Todavia, graças à globalização está surgindo uma coisa muito mais forte: hoje é a história da maioria da humanidade que conduz à consciência da existência dessa tercermundização (que de alguma forma inclui também uma parte da população dos países ricos). Há uma formidável contradição em busca dos seus intérpretes, em busca de um discurso mais planetário e também nacional e local. Esse discurso é dificultado por esse pensamento único, mas ele pode se fazer.
Há algo de extraordinário nesse momento da história, que é essa produção limitada da racionalidade capitalista extrema e uma produção ilimitada do que seria a “irracionalidade”. A racionalidade é resultado de um controle férreo, mas esse controle joga fora do trabalho que admite controle um grande número de pessoas.
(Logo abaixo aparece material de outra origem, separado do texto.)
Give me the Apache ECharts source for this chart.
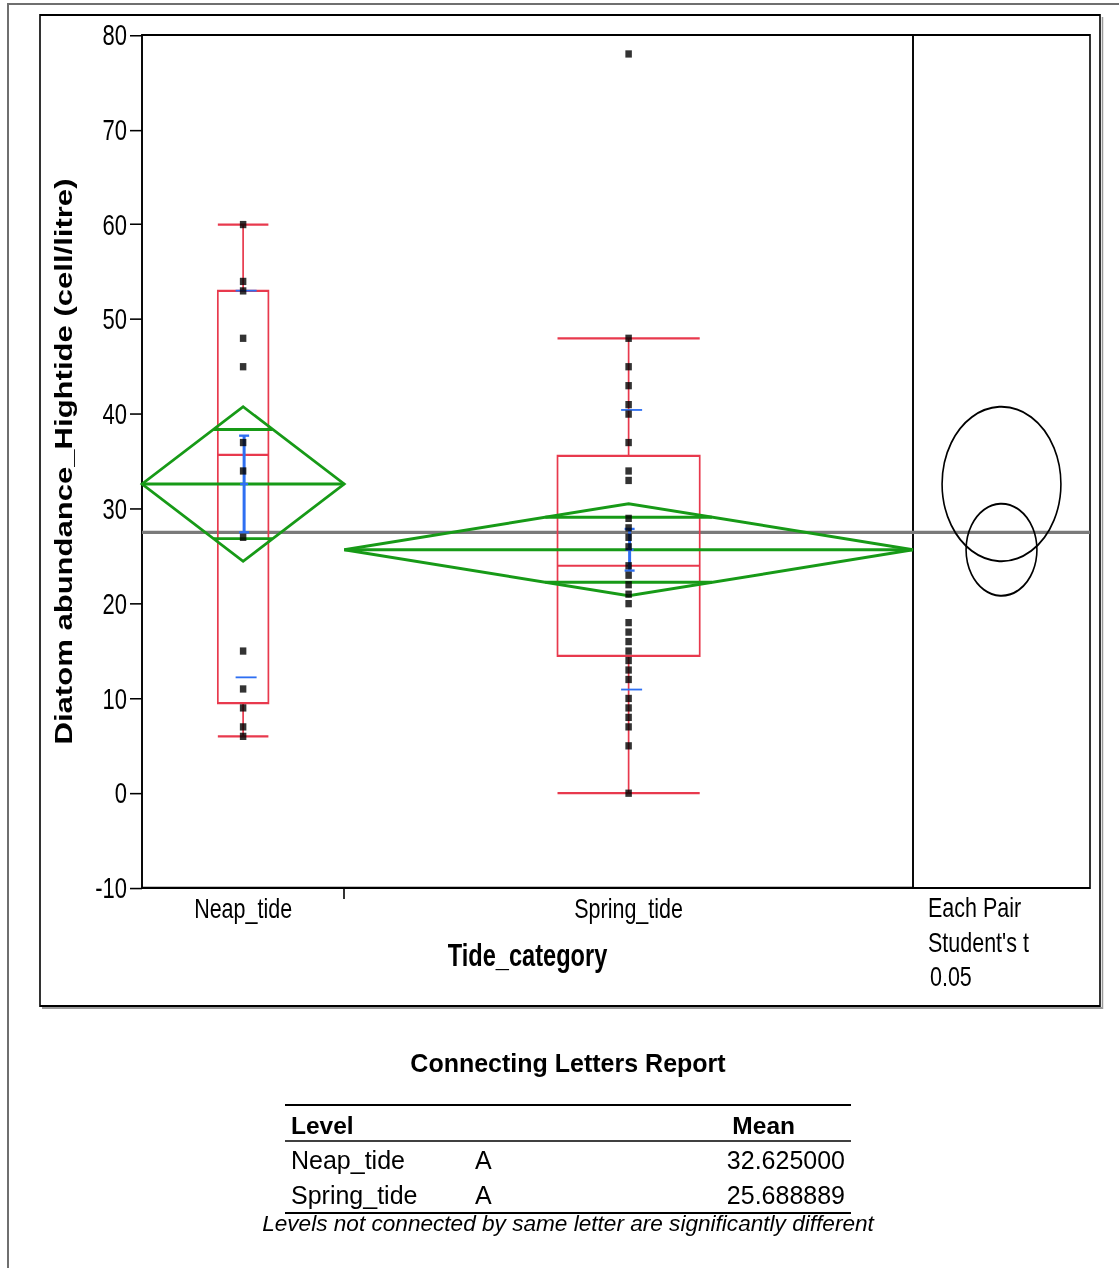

Se o trabalho é o lugar da descoberta da situação de cada um, o trabalho no fim do século revela uma possibilidade de fugir ao controle.
A exclusão e as formas de trabalho relativas à exclusão, que chamo de “circuito inferior” – num livro que nunca conseguiu ter voga no Brasil, mas que é muito usado na África e na Ásia, O espaço dividido –, é exatamente uma discussão dessa contradição dentro do sistema capitalista, entre uma visão do trabalho por cima e uma visão do trabalho por baixo. Essa obra tem vinte anos, mas já indicava essa tendência.
O trabalho que é feito pelos pobres, pelos “marginalizados”, é portador da liberdade. Diferente do nosso trabalho, que é portador de uma necessidade de enquadramento de cima para baixo, do qual vem nosso sucesso. Esta produção limitada de racionalidade é a mesma produção de menor número de empregos e de atividades ligadas a essa racionalidade. Enquanto que eles chamam de “irracionalidade” outras formas de racionalidade, que criam outras formas de trabalho, essas sim portadoras do novo.

Um comentário:

Paula Scheidt disse...

Oi Mirian, muito bem colocadas estas palavras de Milton Santos. Precisamos ler mais e aprender com que já há muito tempo explica o nosso mundo analisando as causas dos conflitos, não tentando buscar uma explicação no conflito em si.
E ele, Milton, é uma excelente referência sempre.